The United States Tennis Association was ordered Monday to pay $9 million to Kylie McKenzie, a 25-year-old former tennis prodigy, for failing to protect her from sexual assault at the USTA’s training facility. File Photo by Gary I Rothstein/UPI

The United States Tennis Association was ordered Monday to pay $9 million to Kylie McKenzie, a 25-year-old former tennis prodigy, for failing to protect her from sexual assault at the USTA’s training facility. File Photo by Gary I Rothstein/UPI | License Photo

May 7 (UPI) — The United States Tennis Association has been ordered to pay $9 million to Kylie McKenzie, a 25-year-old former tennis prodigy, for failing to protect her from sexual assault at the USTA’s training facility in Florida.

A federal jury deliberated for less than three hours Monday before awarding McKenzie $3 million in compensatory damages and $6 million in punitive damages over USTA’s efforts to keep McKenzie, who was 19-years-old at the time, from speaking out.

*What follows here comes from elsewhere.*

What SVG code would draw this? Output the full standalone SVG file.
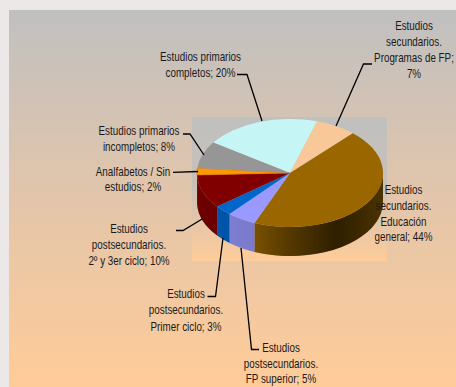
<svg xmlns="http://www.w3.org/2000/svg" width="456" height="387" viewBox="0 0 456 387">
<defs>
<linearGradient id="bgGrad" gradientUnits="userSpaceOnUse" x1="0" y1="10" x2="0" y2="387">
<stop offset="0" stop-color="#c0c0c0"/>
<stop offset="0.55" stop-color="#e6c6a8"/>
<stop offset="1" stop-color="#ffcc99"/>
</linearGradient>
<linearGradient id="plotGrad" gradientUnits="userSpaceOnUse" x1="0" y1="117" x2="0" y2="261">
<stop offset="0" stop-color="#c0c0c0"/>
<stop offset="0.45" stop-color="#c8c0b8"/>
<stop offset="1" stop-color="#ffcc99"/>
</linearGradient>
<linearGradient id="shade" gradientUnits="userSpaceOnUse" x1="197" y1="0" x2="383" y2="0">
<stop offset="0" stop-color="#000" stop-opacity="0.15"/>
<stop offset="0.3" stop-color="#000" stop-opacity="0.2"/>
<stop offset="0.5" stop-color="#000" stop-opacity="0.45"/>
<stop offset="0.75" stop-color="#000" stop-opacity="0.7"/>
<stop offset="0.95" stop-color="#000" stop-opacity="0.55"/>
<stop offset="1" stop-color="#000" stop-opacity="0.5"/>
</linearGradient>
</defs>
<style>
text{font-family:"Liberation Sans",Arial,sans-serif;font-size:12px;fill:#1a1a1a;text-anchor:middle}
.lead{fill:none;stroke:#000;stroke-width:1.3}
</style>
<rect x="0" y="0" width="456" height="387" fill="#ece8e7"/>
<rect x="9" y="10" width="447" height="377" fill="url(#bgGrad)"/>
<rect x="192" y="117" width="195" height="144" fill="url(#plotGrad)"/>

<g id="slice-sec-general">
<path d="M383,173 A93,54 0 0 1 254.49,222.91 L254.49,251.91 A93,54 0 0 0 383,202 Z" fill="#996600"/>
</g>
<g id="slice-fp-superior">
<path d="M254.49,222.91 A93,54 0 0 1 229.47,214 L229.47,243 A93,54 0 0 0 254.49,251.91 Z" fill="#9999ff"/>
</g>
<g id="slice-primer-ciclo">
<path d="M229.47,214 A93,54 0 0 1 217.22,206.62 L217.22,235.62 A93,54 0 0 0 229.47,243 Z" fill="#0066cc"/>
</g>
<g id="slice-2-3-ciclo">
<path d="M217.22,206.62 A93,54 0 0 1 197.06,174.98 L197.06,203.98 A93,54 0 0 0 217.22,235.62 Z" fill="#800000"/>
</g>
<g id="slice-analfabetos-side">
<path d="M197.06,174.98 A93,54 0 0 1 197,173 L197,202 A93,54 0 0 0 197.06,203.98 Z" fill="#ff9900"/>
</g>
<path d="M197,173 A93,54 0 0 0 383,173 L383,202 A93,54 0 0 1 197,202 Z" fill="url(#shade)"/>

<g id="node-primarios-completos">
<path d="M290,173 L213.17,142.57 A93,54 0 0 1 317.19,121.36 Z" fill="#c6f5f5"/>
<text transform="translate(200.5,60.5) scale(0.82,1)">Estudios primarios</text>
<text transform="translate(200.5,77) scale(0.82,1)">completos; 20%</text>
</g>
<g id="node-sec-fp">
<path d="M290,173 L317.19,121.36 A93,54 0 0 1 352.77,133.15 Z" fill="#f8c898"/>
<text transform="translate(414,29.5) scale(0.82,1)">Estudios</text>
<text transform="translate(414,45.5) scale(0.82,1)">secundarios.</text>
<text transform="translate(414,61.5) scale(0.82,1)">Programas de FP;</text>
<text transform="translate(414,77.5) scale(0.82,1)">7%</text>
</g>
<g id="node-sec-general">
<path d="M290,173 L352.77,133.15 A93,54 0 0 1 254.49,222.91 Z" fill="#996600"/>
<text transform="translate(403.5,193.5) scale(0.82,1)">Estudios</text>
<text transform="translate(403.5,209.5) scale(0.82,1)">secundarios.</text>
<text transform="translate(403.5,225.5) scale(0.82,1)">Educación</text>
<text transform="translate(403.5,241) scale(0.82,1)">general; 44%</text>
</g>
<g id="node-fp-superior">
<path d="M290,173 L254.49,222.91 A93,54 0 0 1 229.47,214 Z" fill="#9999ff"/>
<text transform="translate(281,351.5) scale(0.82,1)">Estudios</text>
<text transform="translate(281,368) scale(0.82,1)">postsecundarios.</text>
<text transform="translate(281,383) scale(0.82,1)">FP superior; 5%</text>
</g>
<g id="node-primer-ciclo">
<path d="M290,173 L229.47,214 A93,54 0 0 1 217.22,206.62 Z" fill="#0066cc"/>
<text transform="translate(186,297.5) scale(0.82,1)">Estudios</text>
<text transform="translate(186,314) scale(0.82,1)">postsecundarios.</text>
<text transform="translate(186,330.5) scale(0.82,1)">Primer ciclo; 3%</text>
</g>
<g id="node-2-3-ciclo">
<path d="M290,173 L217.22,206.62 A93,54 0 0 1 197.06,174.98 Z" fill="#800000"/>
<text transform="translate(129,232.5) scale(0.82,1)">Estudios</text>
<text transform="translate(129,249) scale(0.82,1)">postsecundarios.</text>
<text transform="translate(129,265) scale(0.82,1)">2º y 3er ciclo; 10%</text>
</g>
<g id="node-analfabetos">
<path d="M290,173 L197.06,174.98 A93,54 0 0 1 197.38,168.11 Z" fill="#ff9900" stroke="#e07000" stroke-width="0.6"/>
<text transform="translate(133,175.5) scale(0.82,1)">Analfabetos / Sin</text>
<text transform="translate(133,191) scale(0.82,1)">estudios; 2%</text>
</g>
<g id="node-primarios-incompletos">
<path d="M290,173 L197.38,168.11 A93,54 0 0 1 213.17,142.57 Z" fill="#969696"/>
<text transform="translate(139,135) scale(0.82,1)">Estudios primarios</text>
<text transform="translate(139,150.5) scale(0.82,1)">incompletos; 8%</text>
</g>

<g id="connectors">
<path class="lead" d="M237,74.5 H247 L262,121"/>
<path class="lead" d="M372,64 H363.5 L336,126"/>
<path class="lead" d="M183,134 H190 L204,155"/>
<path class="lead" d="M173,172.3 L198,171.5"/>
<path class="lead" d="M176,230.5 H183 L203,218.5"/>
<path class="lead" d="M207.5,296.5 H215.5 L223,238"/>
<path class="lead" d="M241,248 L251.5,349.5 H259"/>
</g>
</svg>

“I feel validated,” McKenzie, who is currently working to revive her tennis career, told The Athletic on Monday. “It was very hard, but I feel now that it was all worth it. I hope I can be an example for other girls to speak out even when it’s hard.”

The USTA investigated McKenzie’s claims in 2018 before suspending and then firing coach Anibal Aranda, who was 34-years-old at the time and denied touching the tennis player inappropriately. According to the lawsuit, the USTA failed to disclose Aranda had assaulted one of their employees several years earlier.

In response to Monday’s ruling, the USTA said it would appeal, arguing the organization acted quickly to fire the coach while being sympathetic to McKenzie’s trauma.

“The court ruled that the USTA was liable because one of its employees — a non-athlete — had an obligation to report her own experience with this coach to the USTA, an incident that was unknown until after the USTA removed the coach. This sets a new and unreasonable expectation for victims, one that will deter them from coming forward in the future,” said USTA spokesman Chris Widmaier.

While McKenzie notified the USTA and police that Aranda had initiated physical contact in 2018, she decided not to pursue a criminal case.

In its investigation, the U.S. Center for SafeSport ruled it was “more likely than not” that Aranda groped McKenzie at the USTA training center as he showed her a serving technique, according to The New York Times.

McKenzie filed the lawsuit after a USTA coach tried to silence her story and told her to tell others she had been ill. She said she suffered anxiety, panic attacks and depression as a result of the incident.

“They don’t put athletes first,” said Robert Allard, an attorney for McKenzie and an advocate for sexual abuse victims in sports.

“There needs to be a complete change in the organization so victims are not silenced but encouraged to come forward.”